Gregory the Great, on Job 9:15

Gregory the Great · c. A.D. 540–604
Job 9:15 · Douay-Rheims
“I, who although I should have any just thing, would not answer, but would make supplication to my judge.”
On this verse:
“Who, though I possessed any thing righteous, yet would I not answer, but I would make supplication to my Judge. For, as we have often said, all human righteousness is proved unrighteousness, if it be judged by strict rules. And so there is need of prayer following after righteousness, that this, which if sifted to the bottom might be brought down, may be firmly established in the mere pitifulness of the Judge. And when this is possessed fully by the more perfect sort, it is said that they possess a something of it.

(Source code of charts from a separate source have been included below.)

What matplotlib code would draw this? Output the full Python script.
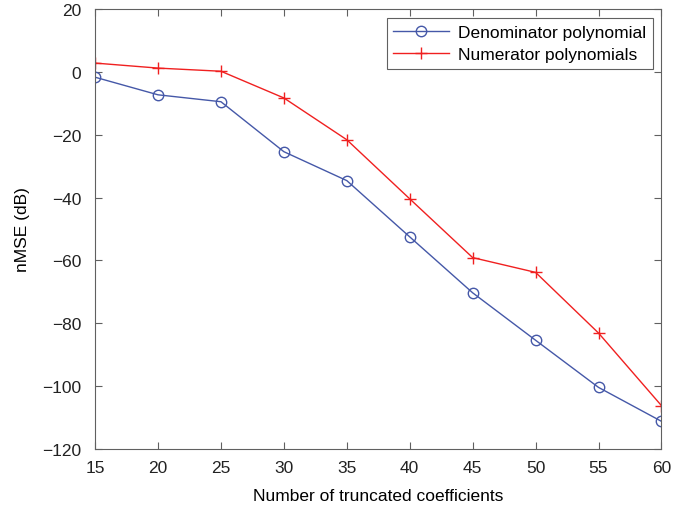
import matplotlib
matplotlib.use('Agg')
import matplotlib.pyplot as plt

# data
coeffs = [15, 20, 25, 30, 35, 40, 45, 50, 55, 60]
denominator = [-1.7, -7.3, -9.5, -25.4, -34.6, -52.5, -70.3, -85.4, -100.4, -111.2]
numerator = [2.8, 1.2, 0.2, -8.3, -21.6, -40.4, -59.1, -63.8, -83.1, -106.2]

plt.rcParams['font.family'] = ['Liberation Sans', 'DejaVu Sans']
plt.rcParams['font.size'] = 12.5

fig = plt.figure(figsize=(6.89, 5.06), dpi=100)
ax = fig.add_axes([0.138, 0.1107, 0.822, 0.8695])

ax.plot(coeffs, denominator, color='#4558a8', marker='o', markersize=7.5,
        markerfacecolor='none', linewidth=1, label='Denominator polynomial')
ax.plot(coeffs, numerator, color='#f02020', marker='+', markersize=9,
        linewidth=1, label='Numerator polynomials')

ax.set_xlim(15, 60)
ax.set_ylim(-120, 20)
ax.set_xticks(range(15, 61, 5))
ax.set_yticks(range(-120, 21, 20))
ax.set_yticklabels([str(v).replace('-', '\u2212') for v in range(-120, 21, 20)])

ax.set_xlabel('Number of truncated coefficients', labelpad=9)
ax.set_ylabel('nMSE (dB)', labelpad=9)

for s in ax.spines.values():
    s.set_color('#606060')
ax.tick_params(direction='in', top=True, right=True, length=5,
               color='#606060', labelcolor='#222222')
ax.tick_params(axis='y', pad=10)
ax.tick_params(axis='x', pad=8)

leg = ax.legend(loc='upper right', fancybox=False, framealpha=1,
                edgecolor='#606060', borderaxespad=0.5, handlelength=3.2,
                handletextpad=0.5, borderpad=0.4, labelspacing=0.4)
leg.get_frame().set_linewidth(0.8)

fig.savefig('out.png', dpi=100)
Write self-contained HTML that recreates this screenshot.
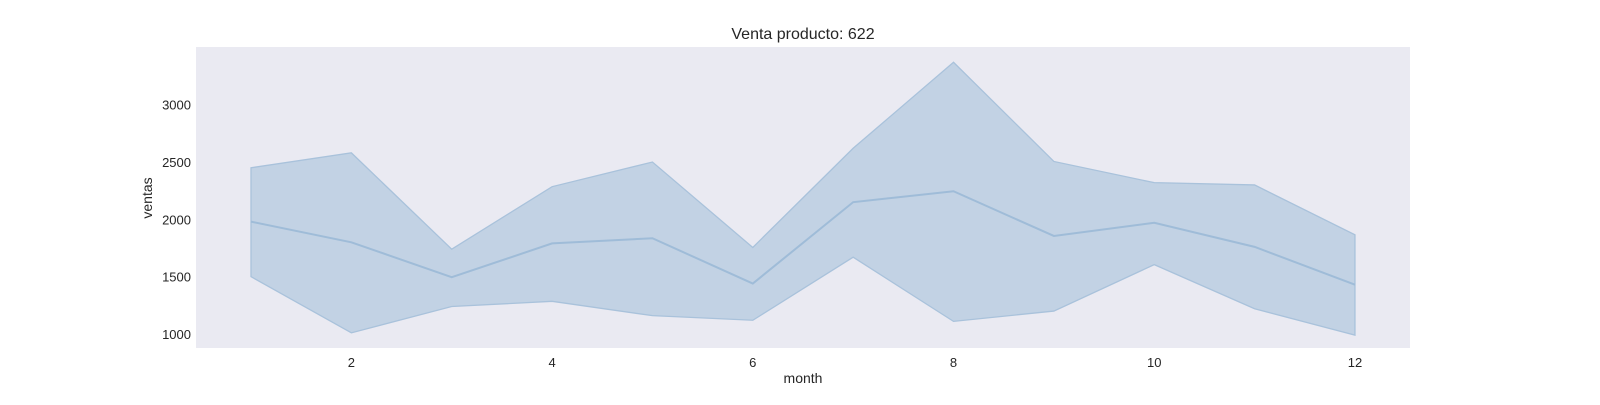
<!DOCTYPE html>
<html><head><meta charset="utf-8"><style>body{margin:0;background:#fff}svg text{font-family:"Liberation Sans",Arial,sans-serif;fill:#262626}</style></head>
<body>
<svg id="chart" width="1600" height="400" xmlns="http://www.w3.org/2000/svg">
<rect x="196" y="47" width="1214" height="301" fill="#eaeaf2"/>
<text x="803" y="39" text-anchor="middle" font-size="16">Venta producto: 622</text>
<text x="803" y="383" text-anchor="middle" font-size="14">month</text>
<text transform="translate(152,198) rotate(-90)" text-anchor="middle" font-size="14">ventas</text>
<g id="ticks"></g>
<g id="marks"></g>
</svg>
<script>
const months=[1,2,3,4,5,6,7,8,9,10,11,12];
const meanSales=[1980,1800,1495,1790,1835,1440,2150,2245,1855,1970,1760,1430];
const upperSales=[2450,2580,1740,2285,2500,1755,2620,3370,2505,2320,2300,1865];
const lowerSales=[1500,1010,1240,1285,1160,1120,1670,1110,1200,1605,1220,990];
const xTicks=[2,4,6,8,10,12];
const yTicks=[1000,1500,2000,2500,3000];
const xs=m=>251+(m-1)*100.36;
const ys=v=>334-(v-1000)*0.11465;
const NS='http://www.w3.org/2000/svg';
const ticks=document.getElementById('ticks'),marks=document.getElementById('marks');
xTicks.forEach(t=>{const e=document.createElementNS(NS,'text');


e.setAttribute('x',xs(t));e.setAttribute('y',367);e.setAttribute('text-anchor','middle');e.setAttribute('font-size','13');e.textContent=t;ticks.appendChild(e);});
yTicks.forEach(t=>{const e=document.createElementNS(NS,'text');


e.setAttribute('x',191);e.setAttribute('y',ys(t)+5);e.setAttribute('text-anchor','end');e.setAttribute('font-size','13');e.textContent=t;ticks.appendChild(e);});
let pts=months.map((m,i)=>xs(m)+','+ys(upperSales[i]));
for(let i=months.length-1;i>=0;i--)pts.push(xs(months[i])+','+ys(lowerSales[i]));
const band=document.createElementNS(NS,'polygon');


band.setAttribute('points',pts.join(' '));band.setAttribute('fill','#c2d2e4');band.setAttribute('stroke','#a9c2db');band.setAttribute('stroke-width','1.3');
marks.appendChild(band);
const line=document.createElementNS(NS,'polyline');


line.setAttribute('points',months.map((m,i)=>xs(m)+','+ys(meanSales[i])).join(' '));
line.setAttribute('fill','none');line.setAttribute('stroke','#9fbcd8');line.setAttribute('stroke-width','2');
marks.appendChild(line);
</script>
</body></html>
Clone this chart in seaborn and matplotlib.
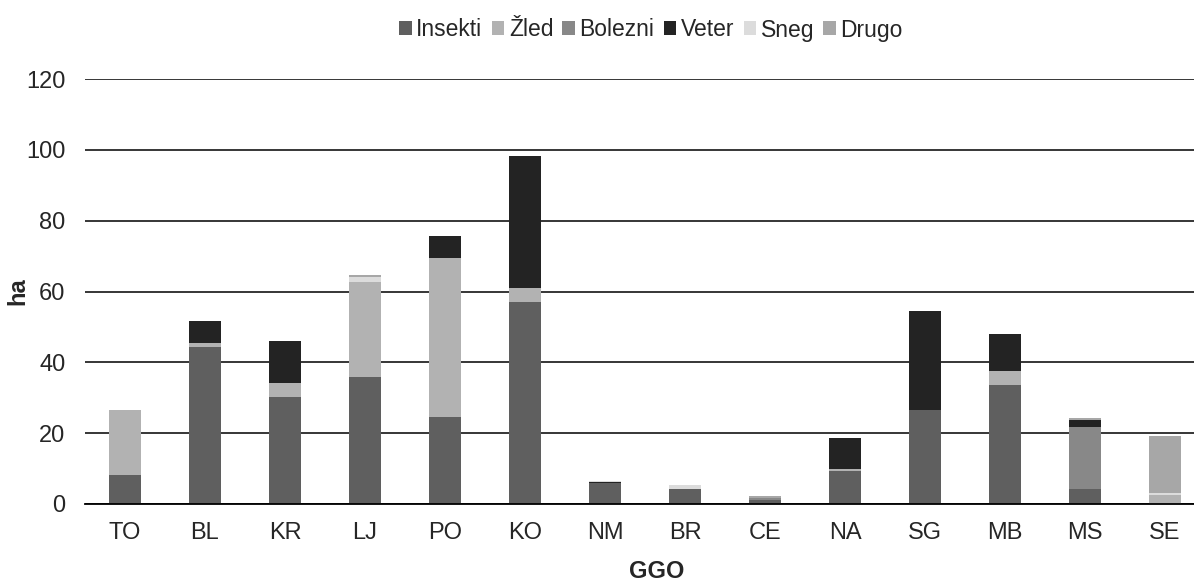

In that the human mind both with difficulty puts in practice the truths apprehended by it, and the things which it apprehends are the merest outskirts. Therefore let him say, Who, though I possessed any thing righteous, yet would I not answer, but I would make supplication to my Judge. As if he owned in plainer words; 'And if I should grow to the practising of virtue, I am made vigorous to life, not by merit, but of pardoning grace.' Therefore we must be strenuous in prayer, when we do right, so that all the righteous ways we live in we may season by humility; but very often it happens that our very supplication is tost to and fro by such a multitude of temptations, that it seems almost cast off from the presence of the Judge. And often our pitiful Creator receives it, but because it cannot put forth itself undefiled, as it is minded, it dreads the sentence of condemnation upon its head.”